Yesterday we were very fortunate to host Jarrett Krosoczka for two school presentations and a store visit. Jarrett is best known for the wildly popular Lunch Lady series, but he is touring to support his new picture book, It’s Tough to Lose Your Balloon. School visits are always a lot of fun, and for this trip, we went to the JFK Elementary School in Winooski, Vt., which is a school delightfully filled with the bright colors and languages of many New Americans who have settled in Vermont. One of the great benefits of owning a bookstore is being able to bring authors and illustrators to kids. I have seen it time and time again where one or two children start thinking differently after a visit in a way they’ll never forget. It’s as if the world opens up in a way they’d never considered. Someone, a grown-up, is validating their burgeoning passion for art and making up stories. The kids all had grocery bags on their heads in honor of Jarrett’s book Baghead. I had gotten word that Jarrett would be about 10 minutes late and told the librarian, but none of the kids took their bags off. I think they really enjoyed being under cover. Jarrett was a real pro and hit the ground running after laughing at the sight of 70 children with decorated bags on their heads. His presentation was lively and the kids all loved guessing how many times he was rejected by publishers. I think it’s so important for kids (and adults) to know that a bestselling writer-illustrator spent a long time working at their craft without getting noticed by publishers. It reminds us that persistence and dedication can pay off. And, it was great fun to watch the kids try and guess the number of positive responses he got.
One of my favorite parts of a school visit is question and answer time. You never know what little ones will say. These kids ranged from K-2 and there was a range of questions. One of the best ones was, “What’s special about books?” Jarrett answered without missing a beat, “Books can take you wherever you want to go.” There was a hush in the room after that. My favorite moment of the Q&A was when Jarrett called on a little boy, and he said, “Yes, you, in the orange shirt.” The boy looked down towards his navel as if to confirm that he was the one in the orange shirt.
Jarrett also taught the kids about perspective and drawing.
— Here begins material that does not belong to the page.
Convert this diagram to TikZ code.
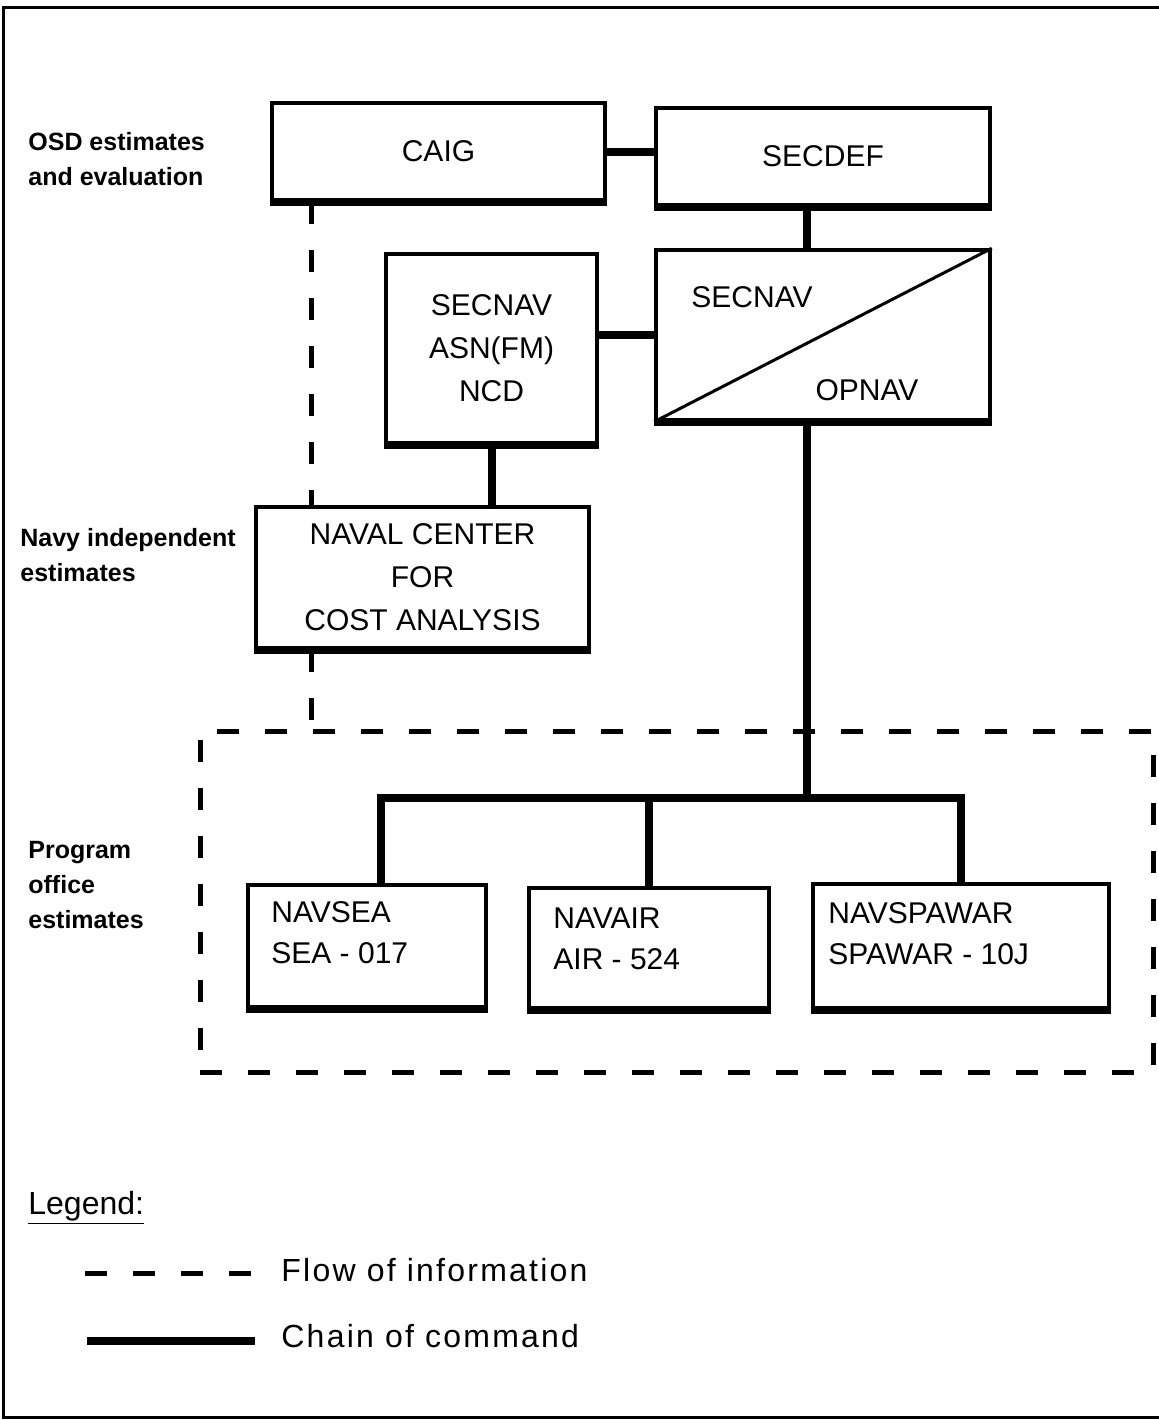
\documentclass[tikz,border=0pt]{standalone}
\usepackage{fontspec}
\setmainfont{Liberation Sans}
\newfontfamily\legendfont[LetterSpace=7]{Liberation Sans}
\usetikzlibrary{calc}

\tikzset{
  orgbox/.style={draw, line width=1.75pt, align=center, inner sep=0pt, font=\fontsize{15}{21.5}\selectfont},
  boxtext/.style={inner sep=0pt, align=left, font=\fontsize{15}{20.5}\selectfont},
  sidetext/.style={inner sep=0pt, anchor=west, align=left, font=\fontsize{12.5}{17.5}\selectfont\bfseries},
  legtext/.style={inner sep=0pt, anchor=west, font=\legendfont\fontsize{16}{19}\selectfont},
  command/.style={line width=4pt},
  info/.style={line width=2.5pt, dash pattern=on 11pt off 13pt},
}

\begin{document}
\begin{tikzpicture}[x=0.5pt,y=-0.5pt]
  \useasboundingbox (0,0) rectangle (1159,1420);
  \draw[line width=1.5pt] (1159,7) -- (3,7) -- (3,1417) -- (1159,1417);

  % boxes
  \node[orgbox, minimum width=166.5pt, minimum height=48.5pt] (caig) at (438.5,151.5) {CAIG};
  \node[orgbox, minimum width=167pt, minimum height=48.5pt] (secdef) at (823,156.5) {SECDEF};
  \node[orgbox, minimum width=167pt, minimum height=85pt] (secop) at (823,335) {};
  \node[orgbox, minimum width=105.5pt, minimum height=94.5pt] (secasn) at (491.5,348.5) {SECNAV\\ASN(FM)\\NCD};
  \node[orgbox, minimum width=166.5pt, minimum height=70.5pt] (ncca) at (422.5,577.5) {NAVAL CENTER\\FOR\\COST ANALYSIS};
  \node[orgbox, minimum width=119pt, minimum height=61pt] (navsea) at (367,946) {};
  \node[orgbox, minimum width=120pt, minimum height=60pt] (navair) at (649,948) {};
  \node[orgbox, minimum width=148pt, minimum height=62pt] (navspawar) at (961,946) {};
  \node[draw, info, inner sep=0pt, minimum width=476.5pt, minimum height=170.5pt] (group) at (676.5,901.5) {};

  % shadowed bottom edges
  \foreach \n in {caig,secdef,secop,secasn,ncca,navsea,navair,navspawar}
    \draw[line width=2pt] ([yshift=-1pt]\n.south west) -- ([yshift=-1pt]\n.south east);

  % split box
  \draw[line width=1.5pt] (secop.south west) -- (secop.north east);
  \node[boxtext] (secnavtxt) at (752,297) {SECNAV};
  \node[boxtext] (opnavtxt) at (867,390) {OPNAV};

  % program office texts
  \node[boxtext, anchor=west] (navseatxt) at (271,933) {NAVSEA\\SEA - 017};
  \node[boxtext, anchor=west] (navairtxt) at (553,939) {NAVAIR\\AIR - 524};
  \node[boxtext, anchor=west] (navspawartxt) at (828,933.5) {NAVSPAWAR\\SPAWAR - 10J};

  % side labels
  \node[sidetext] (osd) at (28,159.5) {OSD estimates\\and evaluation};
  \node[sidetext] (navyest) at (20,555) {Navy independent\\estimates};
  \node[sidetext] (progest) at (28,885) {Program\\office\\estimates};

  % chain of command
  \coordinate (trunk) at (807,0);
  \coordinate (infox) at (311,0);
  \coordinate (bus) at (0,798);
  \draw[command] (caig.east) -- (caig.east -| secdef.west);
  \draw[command] (secdef.south -| trunk) -- (secop.north -| trunk);
  \draw[command] (secop.west) -- (secop.west -| secasn.east);
  \draw[command] (secasn.south) -- (secasn.south |- ncca.north);
  \draw[command] (secop.south -| trunk) -- (bus -| trunk);
  \draw[command] ([xshift=7pt]navsea.north) |- (navspawar.north |- bus) -- (navspawar.north);
  \draw[command] (navair.north) -- (navair.north |- bus);

  % flow of information
  \draw[info] (caig.south -| infox) -- (ncca.north -| infox);
  \draw[info] (ncca.south -| infox) -- (group.north -| infox);

  % legend
  \node[anchor=west, inner sep=0pt, font=\fontsize{16}{19}\selectfont] (legend) at (28,1208) {\underline{Legend:}};
  \node[legtext] (flow) at (281,1270) {Flow of information};
  \node[legtext] (chain) at (281,1336) {Chain of command};
  \coordinate (flowstart) at (85,1273);
  \coordinate (flowend) at (255,1273);
  \coordinate (chainstart) at (87,1341);
  \coordinate (chainend) at (255,1341);
  \draw[info] (flowstart) -- (flowend);
  \draw[command] (chainstart) -- (chainend);
\end{tikzpicture}
\end{document}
So these little ones learned about horizon lines which they completely understood. He drew a large pig and then behind him a small barn and a mountain. It was fascinating and I learned a lot, too.
The bookstore event was small, but powerful. Jarrett did more of a free-form discussion with the kids about art. Then he did the Squiggle Game, where a kid comes up to the easel and draws a squiggle and Jarrett then draws a picture. The kids absolutely loved this, as did I. To be able to draw something from a line and bring it to life as a full character is such a gift. But what I loved was when Jarrett drew a squiggle and let Mark draw something. Mark’s eyes were focused in concentration as he let imagination run free. This was an amazing moment. In that instance that boy was treated like an artist, perhaps for the first time, and he drew with growing pride and confidence. What started as a game turned into a moment that he’ll always remember.
And that, is the definition of a great event.